On his return in 1828, Calcraft became enamoured of Sarah Emma Love (1798-1881), a contralto opera singer and actress who had joined the company at Drury Lane theatre from Covent Garden and was known for her role in Cobb’s comic opera, The Siege of Belgrade. On 10th November 1828, they married at St. Pancras church. The marriage was kept secret from his father, who he thought would disapprove, and also from her mother for a brief period of time. Calcraft's father had provided him with an allowance of £1,000 on the condition not to marry beneath his station. Emma, of low birth, learned of this imminent poverty from Stephen Price, manager at Drury Lane, after the marriage and urged Calcraft to keep their situation a secret. Emma refused to cohabit for fear of losing her theatre contract and sending both Calcraft and herself into the "horrors of poverty" as "neither of them [was] so constituted as to be able to endure" such a turn of events. Within months of the marriage Robert Sherard, 6th Earl of Harborough, had renewed a former interest in her, they had been romantically involved since 1824, even as Calcraft sought her assurance that she would join him. The husband and usurper did confront each other, whereupon Calcraft was said to have demanded satisfaction, but in July 1829 Emma eloped with Sherard while on tour in Nottingham and went to live in a cottage on his estate at Stapleford Park in Leicestershire. In February 1830, Calcraft was granted a formal separation from her, and afterward brought a bill of divorce in the House of Lords. In the course of evidence, a servant stated that Emma had been, "afraid, or appeared to me to be afraid, Lord Harborough was seeking her, notwithstanding he knew she was married; that he was seeking to possess her; and she said she would rather sweep the Corners of the Streets than be his Mistress, if that was his Object." The bill fell away following the dissolution of parliament, owing to Calcraft's inability to bear the expense as a result of losing his allowance, as he later claimed, and the marriage remained valid in law. All three of Emma Love and Robert Sherard's illegitimate children were given the legal last name Calcraft prior to taking on the surname 'Kennedy'.

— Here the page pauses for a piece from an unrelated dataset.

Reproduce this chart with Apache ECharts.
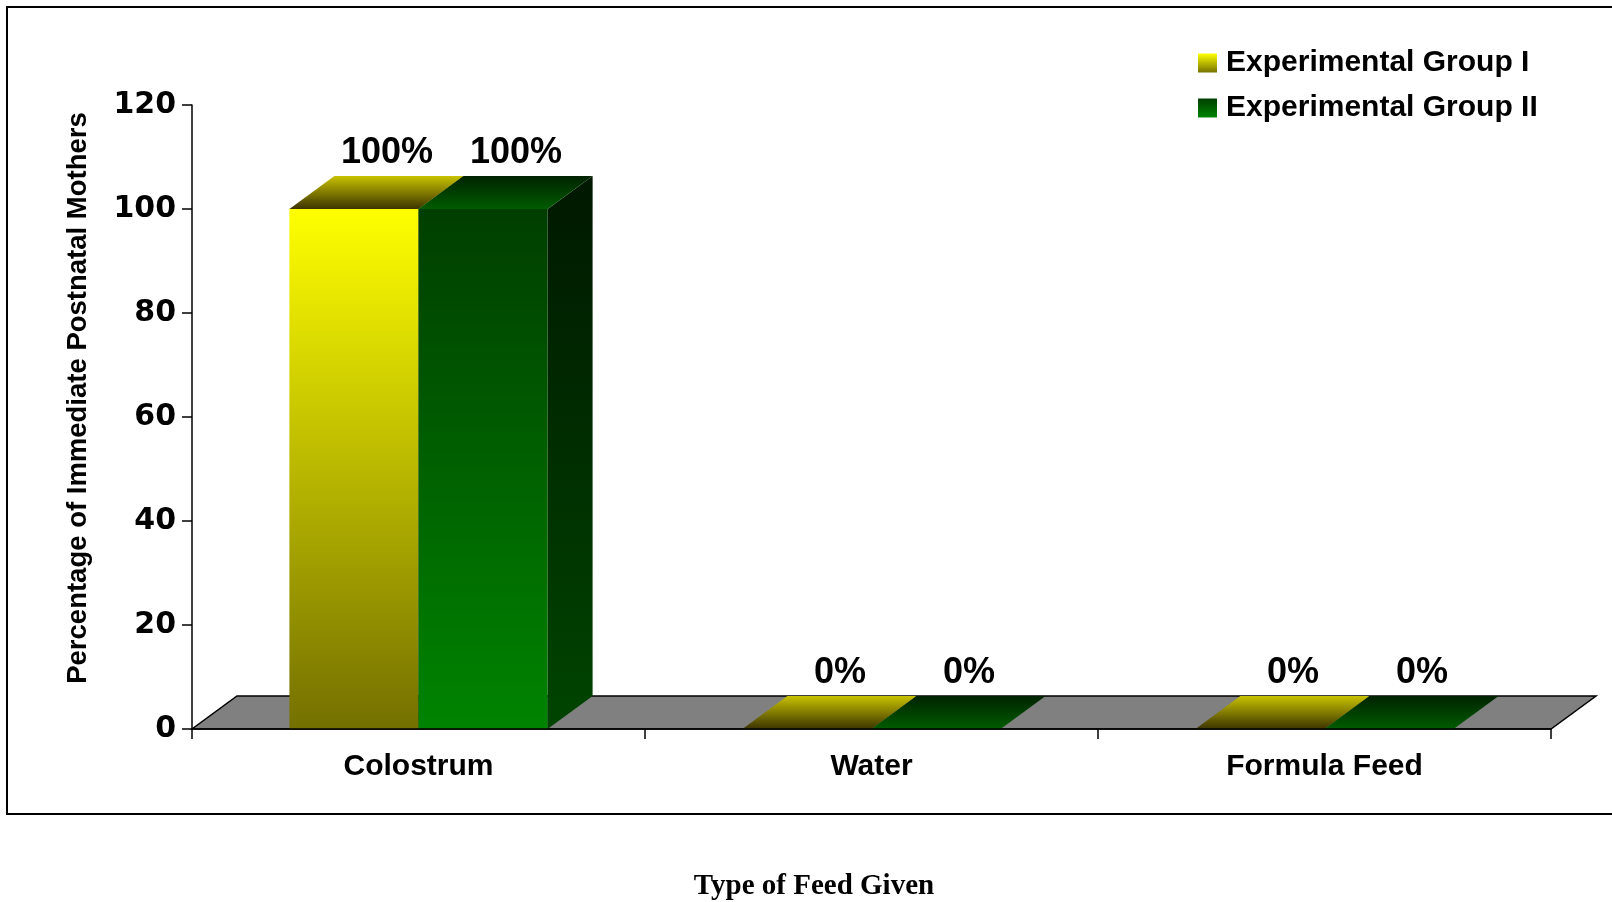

=== Role in Parliament ===
Calcraft was elected to the family constituency of Wareham in the 1831 general election, won by the Whig Party. The seat had previously been held by his father and by his older brother, John Hales Calcraft.

He voted for the second reading of the Grey ministry’s reintroduced reform bill. He presented the petition from Wareham for its retaining one seat, but the following day he conceded that, although the borough was prosperous and almost viable in terms of population, it could not be saved from some degree of disenfranchisement under schedule A. He voted for swearing the original Dublin election committee. He divided for the passage of the reform bill and Lord Ebrington’s confidence motion. He voted for the second reading of the revised bill, to go into committee on it. He divided against the second reading of Hobhouse’s vestry bill. He voted for Ebrington’s motion for an address calling on the William IV to appoint only ministers who would carry the reform bill unimpaired and the second reading of the Irish reform bill. He divided in the minority for Buxton’s motion for a select committee on colonial slavery, and spoke and voted to abolish flogging in the army. Arriving late at the debate on adding Corfe Castle to the reprieved constituency of Wareham, he opposed the idea because it would give the nomination to the Bankes family, local Tory rivals. His only other known votes were with government for the Russian-Dutch loan.

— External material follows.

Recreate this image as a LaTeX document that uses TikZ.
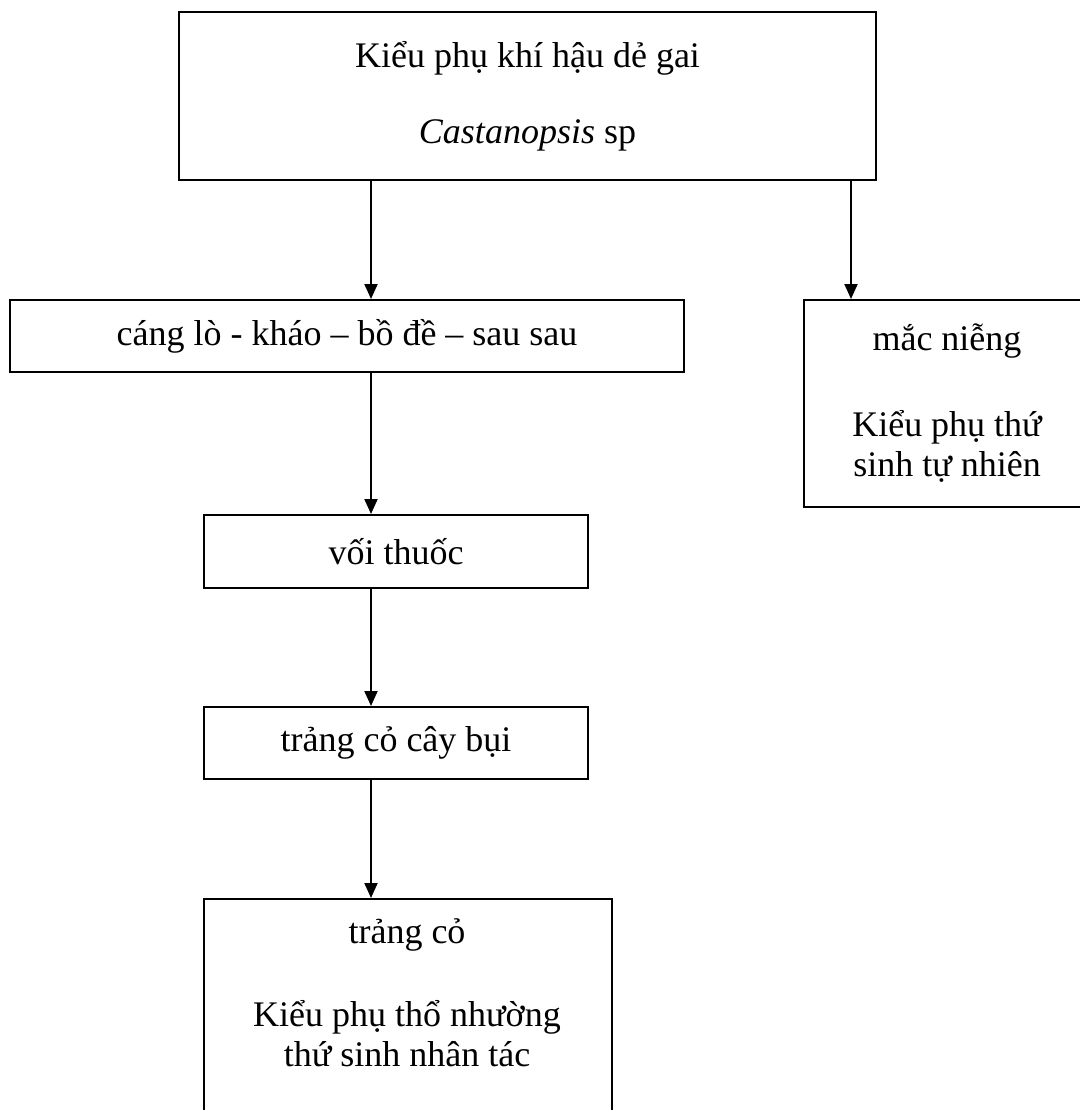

His older brother, with whom he differed in politics, had succeeded to the family estates after their father’s suicide in September 1831 and intended the remaining seat at Wareham for himself. In an address of 18 June 1832 Calcraft therefore declined to come forward as a Liberal at the impending general election because of his ‘apprehension of a painful family collision’. He left the House at the dissolution later that year and never sat again.

After living at a succession of London addresses, Calcraft was held to be insolvent In 1839, but successfully petitioned for release from the Fleet prison late that year. Little more is known of him until he turned up in the United States in 1847, with an appointment in New York as the British Government packet agent, procured through the influence of the marquess of Clanricarde. He seems to have moved in theatrical circles and was well known in the city. In January 1852, he testified in the notorious divorce case of Edwin and Catharine Forrest, in which he twice declined to answer character questions in cross-examination regarding the identity of his wife and that of an ex-actress, Mrs Robinson, whom it was insinuated he had visited in uptown Manhattan one evening after leaving the Forrest house. The circumstances attracted great public interest, but the charge that Mrs Forrest had committed adultery with Calcraft was withdrawn from the jury.

In January 1855, Calcraft died in New York and was buried in Greenwood cemetery.